Magdala Stone, close-up
The so-called “Magdala Stone”   (Wikimedia Commons public domain image)

 

Bethsaida, possibly the birthplace of the apostle Peter, is at the north, while Chorazin and Capernaum are in between.

 

Really big stories don’t necessarily require really big areas in which to take place.

 

We should all remember this, as we create our own stories.

 

Verrocchio, "Baptism of Christ"
“The Baptism of Christ,” by Andrea del Verrocchio (1472).

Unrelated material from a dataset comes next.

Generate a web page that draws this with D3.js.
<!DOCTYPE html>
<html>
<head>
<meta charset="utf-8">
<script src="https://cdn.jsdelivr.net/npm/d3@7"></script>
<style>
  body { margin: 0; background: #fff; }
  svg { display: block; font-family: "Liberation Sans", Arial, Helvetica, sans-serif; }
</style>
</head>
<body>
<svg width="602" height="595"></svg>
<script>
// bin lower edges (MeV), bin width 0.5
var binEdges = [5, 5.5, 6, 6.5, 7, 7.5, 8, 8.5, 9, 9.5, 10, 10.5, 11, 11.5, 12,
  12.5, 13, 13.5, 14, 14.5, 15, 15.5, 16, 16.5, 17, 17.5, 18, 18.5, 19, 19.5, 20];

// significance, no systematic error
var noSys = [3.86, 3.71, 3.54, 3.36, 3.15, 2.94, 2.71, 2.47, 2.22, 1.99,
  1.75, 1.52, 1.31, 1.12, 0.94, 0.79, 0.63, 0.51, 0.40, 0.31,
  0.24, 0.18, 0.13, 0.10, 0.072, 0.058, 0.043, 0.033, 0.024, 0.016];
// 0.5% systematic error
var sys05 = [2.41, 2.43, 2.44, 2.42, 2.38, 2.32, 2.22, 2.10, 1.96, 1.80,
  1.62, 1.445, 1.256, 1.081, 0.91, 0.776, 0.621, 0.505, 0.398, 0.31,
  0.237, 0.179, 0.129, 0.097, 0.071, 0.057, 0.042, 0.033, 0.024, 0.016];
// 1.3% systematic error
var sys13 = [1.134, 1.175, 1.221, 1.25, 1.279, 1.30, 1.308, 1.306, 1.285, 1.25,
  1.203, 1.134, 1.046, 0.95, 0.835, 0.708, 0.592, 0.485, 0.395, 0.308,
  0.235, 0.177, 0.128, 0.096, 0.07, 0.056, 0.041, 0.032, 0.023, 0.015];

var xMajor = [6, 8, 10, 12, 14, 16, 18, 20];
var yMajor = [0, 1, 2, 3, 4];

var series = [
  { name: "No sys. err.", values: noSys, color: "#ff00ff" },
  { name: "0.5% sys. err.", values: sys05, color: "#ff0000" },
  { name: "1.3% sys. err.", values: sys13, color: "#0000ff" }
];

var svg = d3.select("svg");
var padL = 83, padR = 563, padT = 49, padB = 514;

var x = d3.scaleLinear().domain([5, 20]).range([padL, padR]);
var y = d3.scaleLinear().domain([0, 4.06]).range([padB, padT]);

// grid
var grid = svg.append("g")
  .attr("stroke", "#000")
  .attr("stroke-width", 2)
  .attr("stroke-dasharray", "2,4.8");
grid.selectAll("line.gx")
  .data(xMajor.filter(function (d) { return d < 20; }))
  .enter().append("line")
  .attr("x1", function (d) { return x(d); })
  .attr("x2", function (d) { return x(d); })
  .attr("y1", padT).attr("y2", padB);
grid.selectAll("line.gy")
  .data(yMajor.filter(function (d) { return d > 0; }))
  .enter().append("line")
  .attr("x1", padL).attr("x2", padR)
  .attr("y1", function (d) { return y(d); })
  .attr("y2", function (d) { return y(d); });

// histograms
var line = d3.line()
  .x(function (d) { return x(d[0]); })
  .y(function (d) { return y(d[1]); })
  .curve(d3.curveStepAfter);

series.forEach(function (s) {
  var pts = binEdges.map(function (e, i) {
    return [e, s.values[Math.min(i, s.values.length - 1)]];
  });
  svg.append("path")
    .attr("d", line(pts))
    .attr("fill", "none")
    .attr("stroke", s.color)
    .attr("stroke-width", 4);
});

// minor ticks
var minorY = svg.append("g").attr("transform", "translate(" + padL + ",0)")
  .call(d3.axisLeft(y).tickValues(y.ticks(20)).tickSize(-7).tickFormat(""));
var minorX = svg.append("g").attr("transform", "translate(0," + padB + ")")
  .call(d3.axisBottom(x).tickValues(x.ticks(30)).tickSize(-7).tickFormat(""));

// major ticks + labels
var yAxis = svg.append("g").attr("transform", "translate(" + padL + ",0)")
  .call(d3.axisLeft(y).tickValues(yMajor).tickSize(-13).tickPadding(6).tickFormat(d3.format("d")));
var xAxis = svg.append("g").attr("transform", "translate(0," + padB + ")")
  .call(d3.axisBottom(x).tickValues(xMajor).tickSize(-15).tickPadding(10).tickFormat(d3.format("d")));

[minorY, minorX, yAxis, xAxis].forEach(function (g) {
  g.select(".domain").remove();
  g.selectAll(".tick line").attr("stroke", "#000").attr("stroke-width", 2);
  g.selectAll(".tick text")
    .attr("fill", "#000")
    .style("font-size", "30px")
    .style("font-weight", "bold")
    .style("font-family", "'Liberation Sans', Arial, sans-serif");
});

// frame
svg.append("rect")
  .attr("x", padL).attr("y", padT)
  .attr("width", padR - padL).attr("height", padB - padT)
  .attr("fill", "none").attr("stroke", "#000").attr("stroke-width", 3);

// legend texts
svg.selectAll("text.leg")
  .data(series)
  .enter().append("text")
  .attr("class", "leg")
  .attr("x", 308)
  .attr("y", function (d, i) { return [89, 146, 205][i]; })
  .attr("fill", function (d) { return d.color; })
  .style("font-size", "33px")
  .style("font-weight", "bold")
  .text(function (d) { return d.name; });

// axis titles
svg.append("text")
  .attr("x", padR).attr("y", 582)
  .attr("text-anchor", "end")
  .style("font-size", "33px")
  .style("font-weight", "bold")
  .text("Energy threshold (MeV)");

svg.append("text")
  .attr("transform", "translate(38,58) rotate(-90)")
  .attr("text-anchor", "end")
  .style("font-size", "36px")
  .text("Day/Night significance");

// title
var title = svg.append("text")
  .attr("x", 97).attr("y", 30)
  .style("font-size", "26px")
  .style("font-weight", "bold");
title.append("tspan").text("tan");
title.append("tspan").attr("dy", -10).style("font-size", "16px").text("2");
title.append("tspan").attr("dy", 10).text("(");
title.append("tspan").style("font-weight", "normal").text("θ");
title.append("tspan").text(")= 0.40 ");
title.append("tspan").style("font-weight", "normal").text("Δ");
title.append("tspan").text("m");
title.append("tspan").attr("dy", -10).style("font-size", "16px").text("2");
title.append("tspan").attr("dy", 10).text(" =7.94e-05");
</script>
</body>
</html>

Note the presence not only of the Son and of the Holy Spirit (represented by the dove), but of the Father, whose two hands appear at the top of the painting.  (Wikimedia Commons public domain image)

 

Matthew 11:25-27

Luke 10:21-22

Compare John 3:35; 7:29; 10:14-15; 13:3; 17:2, 25

 

I understand that orthodox Nicene Trinitarians can read these verses without seeing a contradiction of their notion of a Triune God.  But, seriously, it seems to me that the Latter-day Saint understanding of the Father and the Son as two distinct divine personages (rather than as two persons within a single metaphysical “substance,” whatever that might actually mean) is far and away the more natural way to read it (and many other such passages).

 

An ancient Christian image of Jesus as Good Shepherd
Jesus as the Good Shepherd (from the third century AD crypt of Lucina, in the Roman catacomb of Domatilla  (Wikimedia Commons public domain image)

 

Matthew 11:28-30

 

These are three of the most pleasant and reassuring verses in the gospels.

 

Perhaps something of the nature of the “learning” that Jesus wants us to receive from him (“learn from me”) can be discerned in the fact that the Greek imperative verb “learn!” used here (mathete/μάθετε) derives from the same root as the Greek word “disciples” (mathetai/μαθηταὶ), as in Matthew 12:1, which follows immediately.

 

Israeli grain
A field of grain in Israel    (Wikimedia Commons public domain image)

 

Matthew 12:1-8

Mark 2:23-28

Luke 6:1-5

 

Latter-day Saints take the concept of the Sabbath very seriously, though I sometimes think that we can easily clutter it up far too much and often do so.

 

But we don’t make a fetish of it.

 

For that matter, I might add, neither do many Orthodox Jews, whose punctilious observance of the Sabbath some non-Jews like to mock as merely formal and legalistic.  Such mockery is unfair.  I’ve seen examples of passionate Jewish love for the Sabbath that have moved me, and from which we Latter-day Saints could learn a great deal.

 

Jesus’ claim, in these passages, to be “lord of the Sabbath” is extremely important, as is his statement, preserved in Mark, that the Sabbath was made for man, not man for the Sabbath.

 

The teachings of the Gospel don’t exist for their own sake.  They exist for the sake of God’s children.

 

“For behold,” the Lord has said, “this is my work and my glory—to bring to pass the immortality and eternal life of man” (Moses 1:39).  “I am come that they might have life,” Jesus declared, “and that they might have it more abundantly” (John 10:10).